Data provided
---

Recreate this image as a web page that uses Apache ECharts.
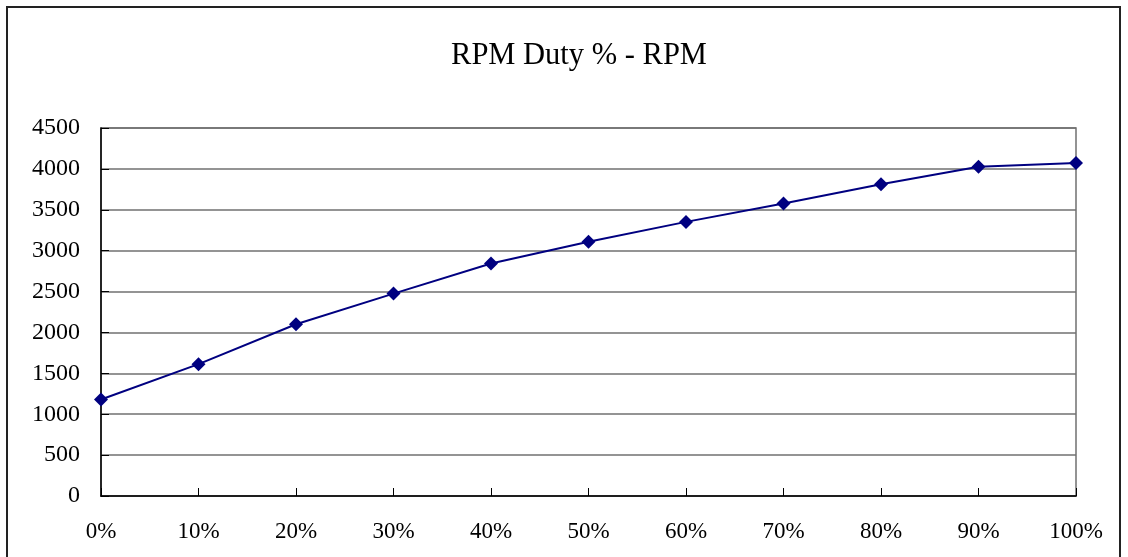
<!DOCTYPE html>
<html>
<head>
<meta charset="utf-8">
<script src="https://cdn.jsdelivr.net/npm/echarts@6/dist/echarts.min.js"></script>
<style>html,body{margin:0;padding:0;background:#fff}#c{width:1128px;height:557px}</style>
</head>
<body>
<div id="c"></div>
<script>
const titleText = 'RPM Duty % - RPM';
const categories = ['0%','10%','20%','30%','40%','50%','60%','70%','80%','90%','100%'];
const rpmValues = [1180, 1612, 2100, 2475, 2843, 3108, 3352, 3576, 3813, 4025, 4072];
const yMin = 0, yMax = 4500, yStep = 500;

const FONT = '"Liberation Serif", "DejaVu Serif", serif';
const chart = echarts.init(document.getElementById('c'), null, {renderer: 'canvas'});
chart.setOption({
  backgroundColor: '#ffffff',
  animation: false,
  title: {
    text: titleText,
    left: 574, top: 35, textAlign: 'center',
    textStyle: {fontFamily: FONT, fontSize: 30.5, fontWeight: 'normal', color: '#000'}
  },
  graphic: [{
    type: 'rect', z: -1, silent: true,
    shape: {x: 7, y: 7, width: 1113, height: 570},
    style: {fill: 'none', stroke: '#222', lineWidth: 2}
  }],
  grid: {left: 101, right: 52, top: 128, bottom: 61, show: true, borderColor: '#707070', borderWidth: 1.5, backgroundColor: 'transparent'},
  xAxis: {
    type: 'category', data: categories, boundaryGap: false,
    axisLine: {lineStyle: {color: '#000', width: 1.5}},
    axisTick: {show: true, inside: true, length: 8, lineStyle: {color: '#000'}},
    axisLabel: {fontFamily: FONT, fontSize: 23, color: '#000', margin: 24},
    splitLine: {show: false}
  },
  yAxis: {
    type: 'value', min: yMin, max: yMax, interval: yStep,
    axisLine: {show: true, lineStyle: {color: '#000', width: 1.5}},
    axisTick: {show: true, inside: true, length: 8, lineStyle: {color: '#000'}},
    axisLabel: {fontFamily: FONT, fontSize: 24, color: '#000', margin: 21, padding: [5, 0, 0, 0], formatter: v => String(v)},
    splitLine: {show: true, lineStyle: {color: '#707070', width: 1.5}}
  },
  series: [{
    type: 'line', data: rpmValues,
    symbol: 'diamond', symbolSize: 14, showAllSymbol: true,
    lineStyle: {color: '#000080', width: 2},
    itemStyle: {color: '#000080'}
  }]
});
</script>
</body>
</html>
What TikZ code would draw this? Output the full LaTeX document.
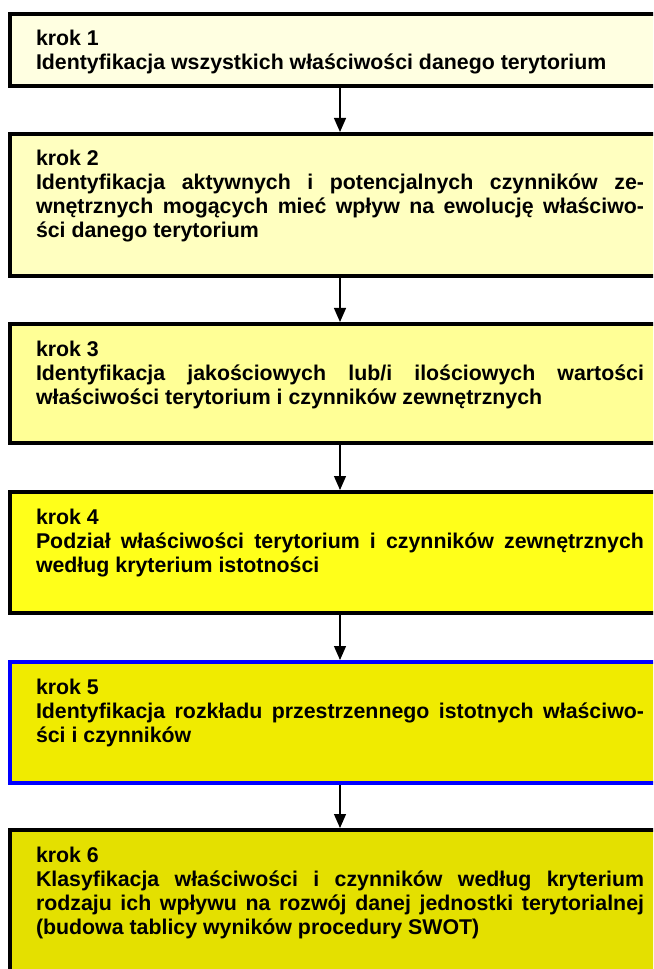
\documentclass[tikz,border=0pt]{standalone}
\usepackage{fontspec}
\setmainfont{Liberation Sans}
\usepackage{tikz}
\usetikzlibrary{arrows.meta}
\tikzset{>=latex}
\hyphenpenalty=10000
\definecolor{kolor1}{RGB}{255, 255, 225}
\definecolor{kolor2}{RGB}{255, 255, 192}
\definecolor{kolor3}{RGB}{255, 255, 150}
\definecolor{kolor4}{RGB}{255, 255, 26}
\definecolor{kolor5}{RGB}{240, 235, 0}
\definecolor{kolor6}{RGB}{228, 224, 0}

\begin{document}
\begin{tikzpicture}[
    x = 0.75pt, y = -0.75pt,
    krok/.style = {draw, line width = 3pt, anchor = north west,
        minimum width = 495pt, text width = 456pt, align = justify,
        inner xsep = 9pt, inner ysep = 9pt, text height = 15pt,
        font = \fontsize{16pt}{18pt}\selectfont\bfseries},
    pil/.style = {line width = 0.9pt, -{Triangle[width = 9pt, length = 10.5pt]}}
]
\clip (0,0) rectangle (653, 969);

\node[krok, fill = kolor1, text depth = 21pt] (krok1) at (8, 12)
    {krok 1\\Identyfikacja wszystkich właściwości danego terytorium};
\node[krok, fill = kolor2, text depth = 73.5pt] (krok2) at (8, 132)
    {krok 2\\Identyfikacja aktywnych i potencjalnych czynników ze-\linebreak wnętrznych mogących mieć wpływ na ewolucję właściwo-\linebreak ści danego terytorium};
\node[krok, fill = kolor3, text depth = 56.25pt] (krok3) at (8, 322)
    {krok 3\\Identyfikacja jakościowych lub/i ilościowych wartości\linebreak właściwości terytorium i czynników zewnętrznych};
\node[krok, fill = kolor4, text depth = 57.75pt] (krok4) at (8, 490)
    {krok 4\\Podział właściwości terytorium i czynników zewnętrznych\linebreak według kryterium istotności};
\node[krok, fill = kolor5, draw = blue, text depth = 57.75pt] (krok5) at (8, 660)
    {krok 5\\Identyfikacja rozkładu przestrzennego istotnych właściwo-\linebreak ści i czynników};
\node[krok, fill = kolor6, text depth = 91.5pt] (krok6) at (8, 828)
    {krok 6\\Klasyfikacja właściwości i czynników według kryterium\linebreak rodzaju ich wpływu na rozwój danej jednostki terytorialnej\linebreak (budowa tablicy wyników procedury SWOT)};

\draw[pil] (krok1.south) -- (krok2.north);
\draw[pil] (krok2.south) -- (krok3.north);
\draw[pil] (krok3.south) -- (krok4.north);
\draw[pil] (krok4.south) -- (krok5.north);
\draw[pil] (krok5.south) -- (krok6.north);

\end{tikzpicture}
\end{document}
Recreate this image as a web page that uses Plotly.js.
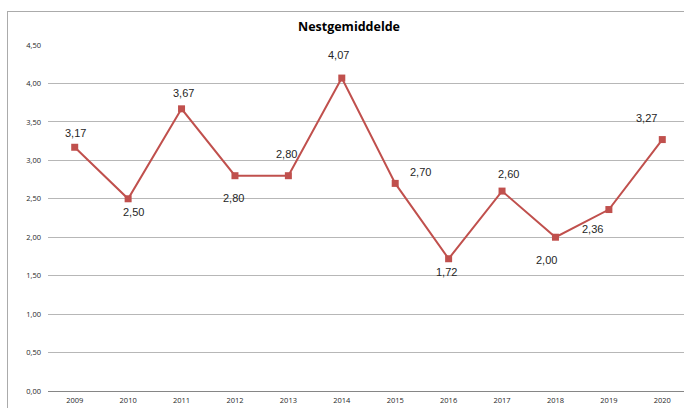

---

What to work on
Reproduce the material above verbatim; omit every picture.

Complete answer
Recreate this image as a web page that uses Apache ECharts.
<!DOCTYPE html>
<html>
<head>
<meta charset="utf-8">
<script src="https://cdn.jsdelivr.net/npm/echarts@6/dist/echarts.min.js"></script>
<style>html,body{margin:0;padding:0;background:#fff}#c{width:1128px;height:557px}</style>
</head>
<body>
<div id="c"></div>
<script>
const titleText = 'RPM Duty % - RPM';
const categories = ['0%','10%','20%','30%','40%','50%','60%','70%','80%','90%','100%'];
const rpmValues = [1180, 1612, 2100, 2475, 2843, 3108, 3352, 3576, 3813, 4025, 4072];
const yMin = 0, yMax = 4500, yStep = 500;

const FONT = '"Liberation Serif", "DejaVu Serif", serif';
const chart = echarts.init(document.getElementById('c'), null, {renderer: 'canvas'});
chart.setOption({
  backgroundColor: '#ffffff',
  animation: false,
  title: {
    text: titleText,
    left: 574, top: 35, textAlign: 'center',
    textStyle: {fontFamily: FONT, fontSize: 30.5, fontWeight: 'normal', color: '#000'}
  },
  graphic: [{
    type: 'rect', z: -1, silent: true,
    shape: {x: 7, y: 7, width: 1113, height: 570},
    style: {fill: 'none', stroke: '#222', lineWidth: 2}
  }],
  grid: {left: 101, right: 52, top: 128, bottom: 61, show: true, borderColor: '#707070', borderWidth: 1.5, backgroundColor: 'transparent'},
  xAxis: {
    type: 'category', data: categories, boundaryGap: false,
    axisLine: {lineStyle: {color: '#000', width: 1.5}},
    axisTick: {show: true, inside: true, length: 8, lineStyle: {color: '#000'}},
    axisLabel: {fontFamily: FONT, fontSize: 23, color: '#000', margin: 24},
    splitLine: {show: false}
  },
  yAxis: {
    type: 'value', min: yMin, max: yMax, interval: yStep,
    axisLine: {show: true, lineStyle: {color: '#000', width: 1.5}},
    axisTick: {show: true, inside: true, length: 8, lineStyle: {color: '#000'}},
    axisLabel: {fontFamily: FONT, fontSize: 24, color: '#000', margin: 21, padding: [5, 0, 0, 0], formatter: v => String(v)},
    splitLine: {show: true, lineStyle: {color: '#707070', width: 1.5}}
  },
  series: [{
    type: 'line', data: rpmValues,
    symbol: 'diamond', symbolSize: 14, showAllSymbol: true,
    lineStyle: {color: '#000080', width: 2},
    itemStyle: {color: '#000080'}
  }]
});
</script>
</body>
</html>
What TikZ code would draw this? Output the full LaTeX document.
\documentclass[tikz,border=0pt]{standalone}
\usepackage{fontspec}
\setmainfont{Liberation Sans}
\usepackage{tikz}
\usetikzlibrary{arrows.meta}
\tikzset{>=latex}
\hyphenpenalty=10000
\definecolor{kolor1}{RGB}{255, 255, 225}
\definecolor{kolor2}{RGB}{255, 255, 192}
\definecolor{kolor3}{RGB}{255, 255, 150}
\definecolor{kolor4}{RGB}{255, 255, 26}
\definecolor{kolor5}{RGB}{240, 235, 0}
\definecolor{kolor6}{RGB}{228, 224, 0}

\begin{document}
\begin{tikzpicture}[
    x = 0.75pt, y = -0.75pt,
    krok/.style = {draw, line width = 3pt, anchor = north west,
        minimum width = 495pt, text width = 456pt, align = justify,
        inner xsep = 9pt, inner ysep = 9pt, text height = 15pt,
        font = \fontsize{16pt}{18pt}\selectfont\bfseries},
    pil/.style = {line width = 0.9pt, -{Triangle[width = 9pt, length = 10.5pt]}}
]
\clip (0,0) rectangle (653, 969);

\node[krok, fill = kolor1, text depth = 21pt] (krok1) at (8, 12)
    {krok 1\\Identyfikacja wszystkich właściwości danego terytorium};
\node[krok, fill = kolor2, text depth = 73.5pt] (krok2) at (8, 132)
    {krok 2\\Identyfikacja aktywnych i potencjalnych czynników ze-\linebreak wnętrznych mogących mieć wpływ na ewolucję właściwo-\linebreak ści danego terytorium};
\node[krok, fill = kolor3, text depth = 56.25pt] (krok3) at (8, 322)
    {krok 3\\Identyfikacja jakościowych lub/i ilościowych wartości\linebreak właściwości terytorium i czynników zewnętrznych};
\node[krok, fill = kolor4, text depth = 57.75pt] (krok4) at (8, 490)
    {krok 4\\Podział właściwości terytorium i czynników zewnętrznych\linebreak według kryterium istotności};
\node[krok, fill = kolor5, draw = blue, text depth = 57.75pt] (krok5) at (8, 660)
    {krok 5\\Identyfikacja rozkładu przestrzennego istotnych właściwo-\linebreak ści i czynników};
\node[krok, fill = kolor6, text depth = 91.5pt] (krok6) at (8, 828)
    {krok 6\\Klasyfikacja właściwości i czynników według kryterium\linebreak rodzaju ich wpływu na rozwój danej jednostki terytorialnej\linebreak (budowa tablicy wyników procedury SWOT)};

\draw[pil] (krok1.south) -- (krok2.north);
\draw[pil] (krok2.south) -- (krok3.north);
\draw[pil] (krok3.south) -- (krok4.north);
\draw[pil] (krok4.south) -- (krok5.north);
\draw[pil] (krok5.south) -- (krok6.north);

\end{tikzpicture}
\end{document}
Recreate this image as a web page that uses Plotly.js.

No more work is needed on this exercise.